:: WHAT THE TASK REQUIRES ::
Omit the pictures, please, and give each record below again exactly.
** Start LISTED ENTRIES **
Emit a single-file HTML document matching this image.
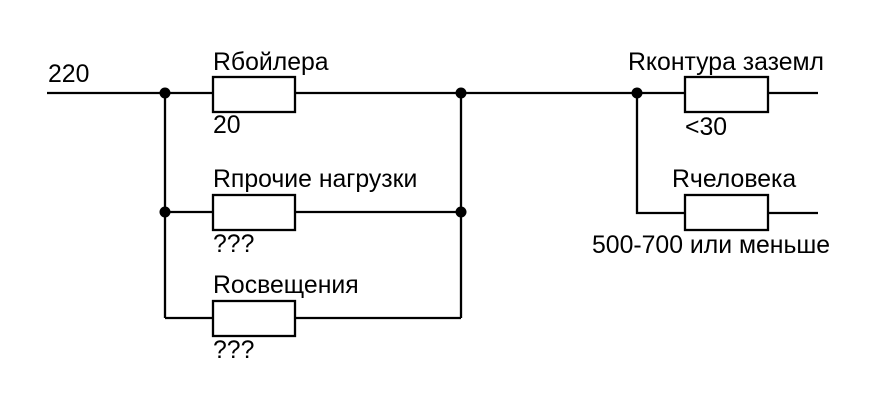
<!DOCTYPE html>
<html><head><meta charset="utf-8"><style>
html,body{margin:0;padding:0;background:#fff;}
svg text{font-family:"Liberation Sans",Arial,sans-serif;font-size:24.8px;fill:#000;}
</style></head><body>
<svg width="879" height="412" viewBox="0 0 879 412" xmlns="http://www.w3.org/2000/svg">
<g stroke="#000" stroke-width="2.3" fill="none">
<line x1="47" y1="93" x2="213" y2="93"/>
<line x1="295" y1="93" x2="685" y2="93"/>
<line x1="768" y1="93" x2="818" y2="93"/>
<line x1="165" y1="93" x2="165" y2="318"/>
<line x1="461" y1="93" x2="461" y2="318"/>
<line x1="165" y1="212" x2="213" y2="212"/>
<line x1="295" y1="212" x2="461" y2="212"/>
<line x1="165" y1="318" x2="213" y2="318"/>
<line x1="295" y1="318" x2="461" y2="318"/>
<polyline points="637,93 637,213 685,213"/>
<line x1="768" y1="213" x2="818" y2="213"/>
<rect x="213" y="77" width="82" height="35"/>
<rect x="213" y="195" width="82" height="35"/>
<rect x="213" y="301" width="82" height="35"/>
<rect x="685" y="77" width="83" height="35"/>
<rect x="685" y="195" width="83" height="35"/>
</g>
<g fill="#000">
<circle cx="165" cy="93" r="5.5"/><circle cx="461" cy="93" r="5.5"/>
<circle cx="165" cy="212" r="5.5"/><circle cx="461" cy="212" r="5.5"/>
<circle cx="637" cy="93" r="5.5"/>
</g>
<text x="48" y="82">220</text>
<text x="213" y="70">Rбойлера</text>
<text x="213" y="133">20</text>
<text x="213" y="187">Rпрочие нагрузки</text>
<text x="213" y="252">???</text>
<text x="213" y="293">Rосвещения</text>
<text x="213" y="358">???</text>
<text x="628" y="70">Rконтура заземл</text>
<text x="685" y="135">&lt;30</text>
<text x="672" y="187">Rчеловека</text>
<text x="592" y="253">500-700 или меньше</text>
</svg>
</body></html>
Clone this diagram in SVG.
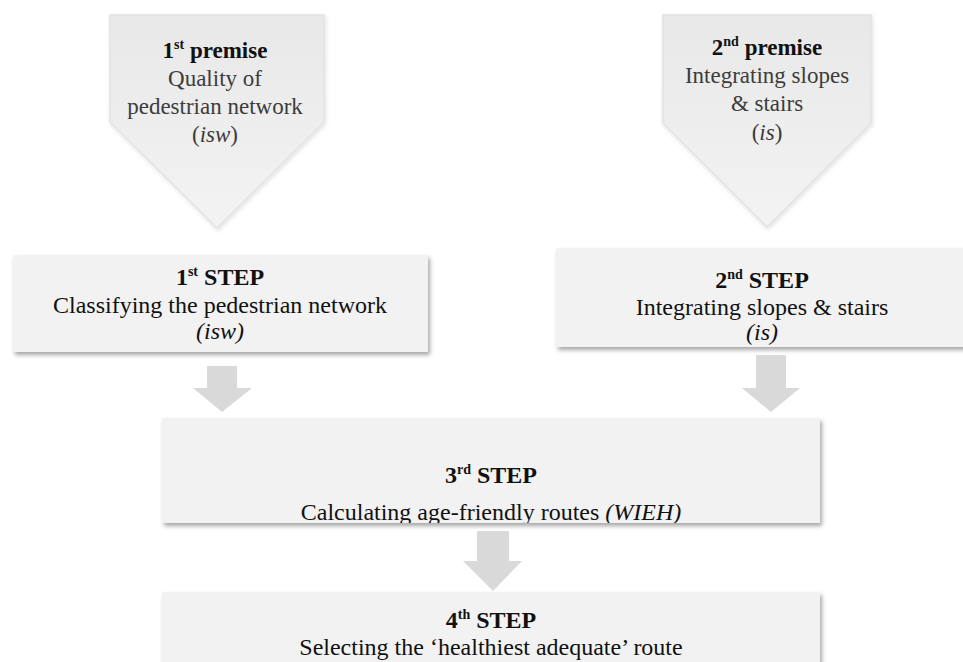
** End LISTED ENTRIES **
:: TASK SOLUTION ::
Emit a single-file HTML document matching this image.
<!DOCTYPE html>
<html><head><meta charset="utf-8"><style>
html,body{margin:0;padding:0;background:#fff;}
svg text{font-family:"Liberation Sans",Arial,sans-serif;font-size:24.8px;fill:#000;}
</style></head><body>
<svg width="879" height="412" viewBox="0 0 879 412" xmlns="http://www.w3.org/2000/svg">
<g stroke="#000" stroke-width="2.3" fill="none">
<line x1="47" y1="93" x2="213" y2="93"/>
<line x1="295" y1="93" x2="685" y2="93"/>
<line x1="768" y1="93" x2="818" y2="93"/>
<line x1="165" y1="93" x2="165" y2="318"/>
<line x1="461" y1="93" x2="461" y2="318"/>
<line x1="165" y1="212" x2="213" y2="212"/>
<line x1="295" y1="212" x2="461" y2="212"/>
<line x1="165" y1="318" x2="213" y2="318"/>
<line x1="295" y1="318" x2="461" y2="318"/>
<polyline points="637,93 637,213 685,213"/>
<line x1="768" y1="213" x2="818" y2="213"/>
<rect x="213" y="77" width="82" height="35"/>
<rect x="213" y="195" width="82" height="35"/>
<rect x="213" y="301" width="82" height="35"/>
<rect x="685" y="77" width="83" height="35"/>
<rect x="685" y="195" width="83" height="35"/>
</g>
<g fill="#000">
<circle cx="165" cy="93" r="5.5"/><circle cx="461" cy="93" r="5.5"/>
<circle cx="165" cy="212" r="5.5"/><circle cx="461" cy="212" r="5.5"/>
<circle cx="637" cy="93" r="5.5"/>
</g>
<text x="48" y="82">220</text>
<text x="213" y="70">Rбойлера</text>
<text x="213" y="133">20</text>
<text x="213" y="187">Rпрочие нагрузки</text>
<text x="213" y="252">???</text>
<text x="213" y="293">Rосвещения</text>
<text x="213" y="358">???</text>
<text x="628" y="70">Rконтура заземл</text>
<text x="685" y="135">&lt;30</text>
<text x="672" y="187">Rчеловека</text>
<text x="592" y="253">500-700 или меньше</text>
</svg>
</body></html>
Clone this diagram in SVG.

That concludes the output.